Dataset section ▸

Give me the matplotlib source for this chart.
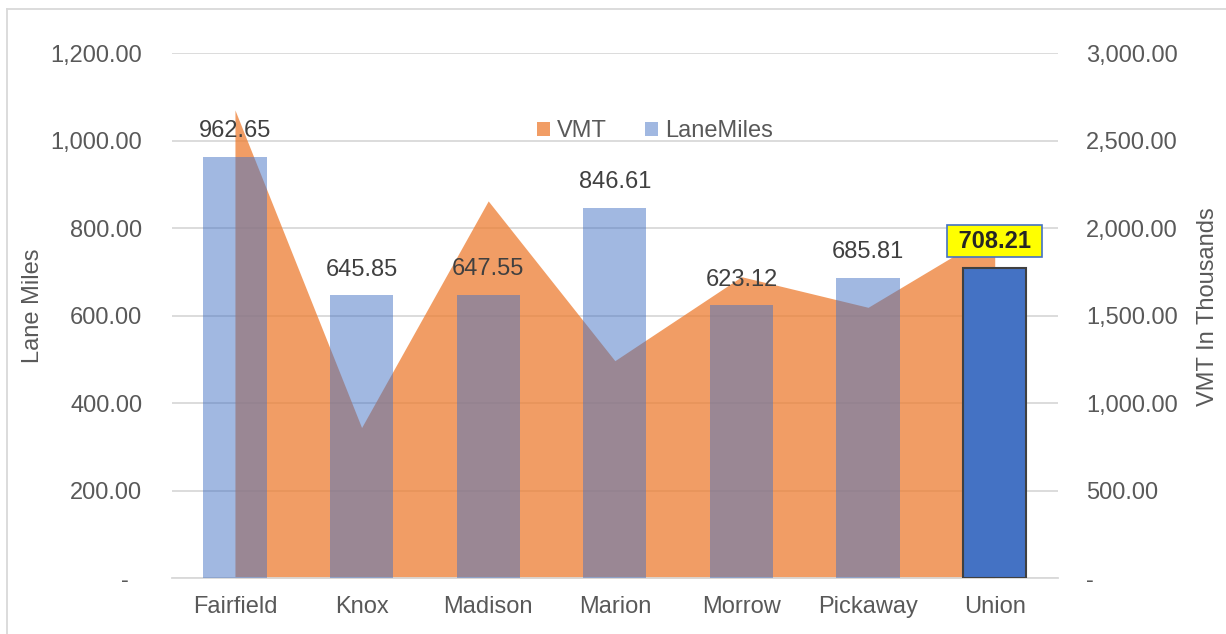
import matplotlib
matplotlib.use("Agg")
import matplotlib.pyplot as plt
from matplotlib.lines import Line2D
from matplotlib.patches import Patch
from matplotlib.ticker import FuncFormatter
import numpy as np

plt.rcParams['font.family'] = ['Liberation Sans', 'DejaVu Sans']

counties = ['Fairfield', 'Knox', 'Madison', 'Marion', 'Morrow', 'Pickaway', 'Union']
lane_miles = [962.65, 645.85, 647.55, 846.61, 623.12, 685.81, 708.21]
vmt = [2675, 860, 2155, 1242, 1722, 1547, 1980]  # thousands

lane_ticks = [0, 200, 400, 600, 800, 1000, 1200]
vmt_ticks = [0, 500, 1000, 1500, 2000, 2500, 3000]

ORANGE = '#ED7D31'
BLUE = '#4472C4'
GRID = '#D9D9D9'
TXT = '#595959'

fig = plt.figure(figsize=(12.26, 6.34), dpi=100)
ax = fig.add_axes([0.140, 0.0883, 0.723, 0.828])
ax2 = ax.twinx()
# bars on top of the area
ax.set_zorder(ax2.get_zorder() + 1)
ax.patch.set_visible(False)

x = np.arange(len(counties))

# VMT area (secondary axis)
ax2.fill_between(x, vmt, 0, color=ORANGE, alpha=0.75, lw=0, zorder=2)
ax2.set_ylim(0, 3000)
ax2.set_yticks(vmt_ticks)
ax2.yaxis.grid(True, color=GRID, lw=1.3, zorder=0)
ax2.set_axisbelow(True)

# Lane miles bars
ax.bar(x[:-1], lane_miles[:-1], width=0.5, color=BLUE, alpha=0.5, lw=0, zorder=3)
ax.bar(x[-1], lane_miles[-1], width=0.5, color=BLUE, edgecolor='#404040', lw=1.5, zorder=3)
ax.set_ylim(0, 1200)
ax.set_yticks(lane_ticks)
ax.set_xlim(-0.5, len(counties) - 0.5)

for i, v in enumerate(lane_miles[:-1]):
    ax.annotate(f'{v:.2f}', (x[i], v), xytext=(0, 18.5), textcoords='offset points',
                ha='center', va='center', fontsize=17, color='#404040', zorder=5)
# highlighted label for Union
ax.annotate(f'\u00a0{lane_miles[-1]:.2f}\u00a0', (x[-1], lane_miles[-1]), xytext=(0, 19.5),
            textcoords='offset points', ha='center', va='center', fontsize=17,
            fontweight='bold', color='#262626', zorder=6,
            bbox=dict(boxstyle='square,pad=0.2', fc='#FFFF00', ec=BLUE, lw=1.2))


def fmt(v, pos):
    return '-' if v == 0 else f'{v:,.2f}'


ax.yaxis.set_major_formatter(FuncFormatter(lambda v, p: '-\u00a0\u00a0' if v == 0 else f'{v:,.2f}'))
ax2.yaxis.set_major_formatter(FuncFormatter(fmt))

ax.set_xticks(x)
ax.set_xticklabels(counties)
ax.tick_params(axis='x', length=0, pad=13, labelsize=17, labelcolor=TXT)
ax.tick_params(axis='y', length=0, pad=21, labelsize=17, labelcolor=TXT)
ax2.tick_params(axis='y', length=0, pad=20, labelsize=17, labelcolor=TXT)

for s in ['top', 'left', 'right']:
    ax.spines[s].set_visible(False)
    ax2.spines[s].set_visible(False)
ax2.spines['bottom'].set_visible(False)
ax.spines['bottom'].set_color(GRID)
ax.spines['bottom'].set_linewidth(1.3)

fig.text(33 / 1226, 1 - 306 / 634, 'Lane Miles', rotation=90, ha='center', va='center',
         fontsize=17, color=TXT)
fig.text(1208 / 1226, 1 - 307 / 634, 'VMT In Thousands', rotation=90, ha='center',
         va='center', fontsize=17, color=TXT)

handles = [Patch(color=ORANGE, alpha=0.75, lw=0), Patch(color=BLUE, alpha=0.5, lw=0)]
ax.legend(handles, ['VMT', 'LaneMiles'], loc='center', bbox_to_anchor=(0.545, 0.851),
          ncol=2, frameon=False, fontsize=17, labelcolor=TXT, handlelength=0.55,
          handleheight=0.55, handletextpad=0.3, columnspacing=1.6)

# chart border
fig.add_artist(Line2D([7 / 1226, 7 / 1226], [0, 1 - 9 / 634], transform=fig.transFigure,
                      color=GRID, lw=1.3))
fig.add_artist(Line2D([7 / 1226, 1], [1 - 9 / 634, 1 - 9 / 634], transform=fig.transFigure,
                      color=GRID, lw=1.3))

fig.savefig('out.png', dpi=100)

What to do ▸ Copy out all the data without changing anything, and drop the pictures.

Solution to this exercise ▸
Give me the matplotlib source for this chart.
import matplotlib
matplotlib.use("Agg")
import matplotlib.pyplot as plt
from matplotlib.lines import Line2D
from matplotlib.patches import Patch
from matplotlib.ticker import FuncFormatter
import numpy as np

plt.rcParams['font.family'] = ['Liberation Sans', 'DejaVu Sans']

counties = ['Fairfield', 'Knox', 'Madison', 'Marion', 'Morrow', 'Pickaway', 'Union']
lane_miles = [962.65, 645.85, 647.55, 846.61, 623.12, 685.81, 708.21]
vmt = [2675, 860, 2155, 1242, 1722, 1547, 1980]  # thousands

lane_ticks = [0, 200, 400, 600, 800, 1000, 1200]
vmt_ticks = [0, 500, 1000, 1500, 2000, 2500, 3000]

ORANGE = '#ED7D31'
BLUE = '#4472C4'
GRID = '#D9D9D9'
TXT = '#595959'

fig = plt.figure(figsize=(12.26, 6.34), dpi=100)
ax = fig.add_axes([0.140, 0.0883, 0.723, 0.828])
ax2 = ax.twinx()
# bars on top of the area
ax.set_zorder(ax2.get_zorder() + 1)
ax.patch.set_visible(False)

x = np.arange(len(counties))

# VMT area (secondary axis)
ax2.fill_between(x, vmt, 0, color=ORANGE, alpha=0.75, lw=0, zorder=2)
ax2.set_ylim(0, 3000)
ax2.set_yticks(vmt_ticks)
ax2.yaxis.grid(True, color=GRID, lw=1.3, zorder=0)
ax2.set_axisbelow(True)

# Lane miles bars
ax.bar(x[:-1], lane_miles[:-1], width=0.5, color=BLUE, alpha=0.5, lw=0, zorder=3)
ax.bar(x[-1], lane_miles[-1], width=0.5, color=BLUE, edgecolor='#404040', lw=1.5, zorder=3)
ax.set_ylim(0, 1200)
ax.set_yticks(lane_ticks)
ax.set_xlim(-0.5, len(counties) - 0.5)

for i, v in enumerate(lane_miles[:-1]):
    ax.annotate(f'{v:.2f}', (x[i], v), xytext=(0, 18.5), textcoords='offset points',
                ha='center', va='center', fontsize=17, color='#404040', zorder=5)
# highlighted label for Union
ax.annotate(f'\u00a0{lane_miles[-1]:.2f}\u00a0', (x[-1], lane_miles[-1]), xytext=(0, 19.5),
            textcoords='offset points', ha='center', va='center', fontsize=17,
            fontweight='bold', color='#262626', zorder=6,
            bbox=dict(boxstyle='square,pad=0.2', fc='#FFFF00', ec=BLUE, lw=1.2))


def fmt(v, pos):
    return '-' if v == 0 else f'{v:,.2f}'


ax.yaxis.set_major_formatter(FuncFormatter(lambda v, p: '-\u00a0\u00a0' if v == 0 else f'{v:,.2f}'))
ax2.yaxis.set_major_formatter(FuncFormatter(fmt))

ax.set_xticks(x)
ax.set_xticklabels(counties)
ax.tick_params(axis='x', length=0, pad=13, labelsize=17, labelcolor=TXT)
ax.tick_params(axis='y', length=0, pad=21, labelsize=17, labelcolor=TXT)
ax2.tick_params(axis='y', length=0, pad=20, labelsize=17, labelcolor=TXT)

for s in ['top', 'left', 'right']:
    ax.spines[s].set_visible(False)
    ax2.spines[s].set_visible(False)
ax2.spines['bottom'].set_visible(False)
ax.spines['bottom'].set_color(GRID)
ax.spines['bottom'].set_linewidth(1.3)

fig.text(33 / 1226, 1 - 306 / 634, 'Lane Miles', rotation=90, ha='center', va='center',
         fontsize=17, color=TXT)
fig.text(1208 / 1226, 1 - 307 / 634, 'VMT In Thousands', rotation=90, ha='center',
         va='center', fontsize=17, color=TXT)

handles = [Patch(color=ORANGE, alpha=0.75, lw=0), Patch(color=BLUE, alpha=0.5, lw=0)]
ax.legend(handles, ['VMT', 'LaneMiles'], loc='center', bbox_to_anchor=(0.545, 0.851),
          ncol=2, frameon=False, fontsize=17, labelcolor=TXT, handlelength=0.55,
          handleheight=0.55, handletextpad=0.3, columnspacing=1.6)

# chart border
fig.add_artist(Line2D([7 / 1226, 7 / 1226], [0, 1 - 9 / 634], transform=fig.transFigure,
                      color=GRID, lw=1.3))
fig.add_artist(Line2D([7 / 1226, 1], [1 - 9 / 634, 1 - 9 / 634], transform=fig.transFigure,
                      color=GRID, lw=1.3))

fig.savefig('out.png', dpi=100)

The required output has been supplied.